Fury Unleashed review

by on April 28, 2020
Release Date

May 8, 2020


You could be easily forgiven for pigeonholing Fury Unleashed as just another retro-flavoured run and gun affair. But appearances can be deceptive. I was guilty of this my own self, almost immediately dismissing it as a generic romp with slightly odd controls. An hour later, I am struggling to put my Switch down, and feeling the impact of a unique and unexpectedly emotional storyline.

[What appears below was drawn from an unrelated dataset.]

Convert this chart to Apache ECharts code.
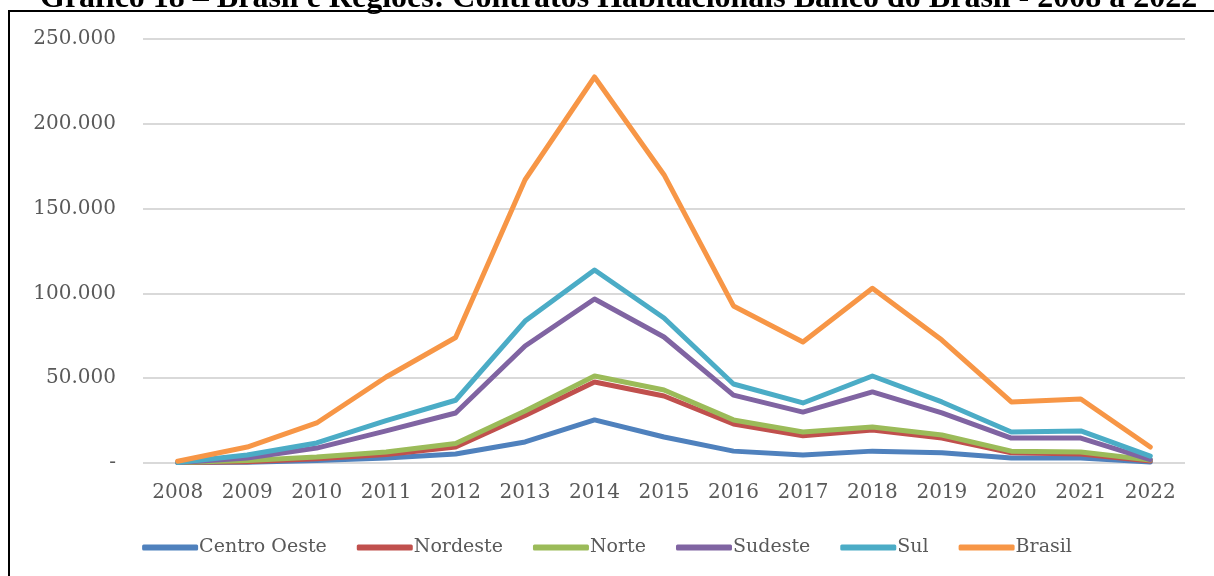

In a genius twist, the roguelike action is framed within the tortured psyche of a struggling comic book artist. You are vicariously filling the blank pages as you go, with each room you encounter and are tasked with clearing of enemies and loot representing a frame in the world of the eponymous action hero Fury. The auteur in question is suffering from writers block, self-doubt, and myriad mental health difficulties, and it is your job as action trope on legs Fury to almost prove to the writer his importance and worth over each of the randomly generated nine-page issues, with the enemies you encounter representing inner demons. I am sure I won’t be the first to bring up the name Comix Zone when writing about Fury Unleashed, but this has definitely got a flavour of the Megadrive classic.

Fury Unleashed

The action itself becomes very entertaining, very quickly once you come to terms with the combo system that is its winsome gimmick. Each confirmed kill racks up the combo meter, increases the volume and intensity of the frenetic metal soundtrack, and brings rewards the higher you go. Meeting combination milestones will bring rewards such as life-sustaining orbs and in game currency, both of which you will need as there is super branching RPG skill tree to take advantage of, and the game is tough as old boots with permadeath the norm.

Thankfully you have the tools to exact the bloodthirsty carnage that Fury demands. You can melee, air dash, run, gun and jump to your hearts content, and enjoy a series of random pickups that give buffs, extra abilities like a triple jump or extra speed, and a smorgasbord of different weapons of varying capabilities. You may encounter a NPC that will set you a task to complete for some tasty new gear, likewise you are sometimes offered the chance to lend, and subsequently keep a particular tool once you have greased a set number of foes with it.

A screenshot from Fury Unleashed

Because of its roguelike nature, there can be some occasions where you happen upon a badass weapon early doors which can imbalance things a tad, but the game is often so unforgiving that you won’t last for long before something kills you off. The sign of how compulsive Fury Unleashed truly becomes, is that getting killed is actually a good thing, as it means you get to venture out into its world once more, often with a brand new gun to play with, or some additional upgrades to your boy.

This is a title that has been five years in the making, and it is clear that a lot of thought has gone into tweaking and manipulating its system to the product we have now. The roguelike tendencies can throw up some awkward playthroughs but overall it is a joy that richly rewards repeat runs. There are three, expanding to four comics to explore, and a plot that literally has you wanting to turn the next page, and like the very best comic books, far more sophisticated than the stylised art would have you believe. Apart from some at times tiny writing on the Switch handheld, it looks sublime, has riffage for days, and represents an excellent run and gun wormhole to disappear down in these bonkers times.


Great plot
Excellent comic gimmick
Tons of replayability


Small text
Tough difficulty may be too much for some

Editor Rating
Our Score


In Short

Apart from some at times tiny writing on the Switch handheld, Fury Unleashed looks sublime, has riffage for days, and represents an excellent run and gun wormhole to disappear down.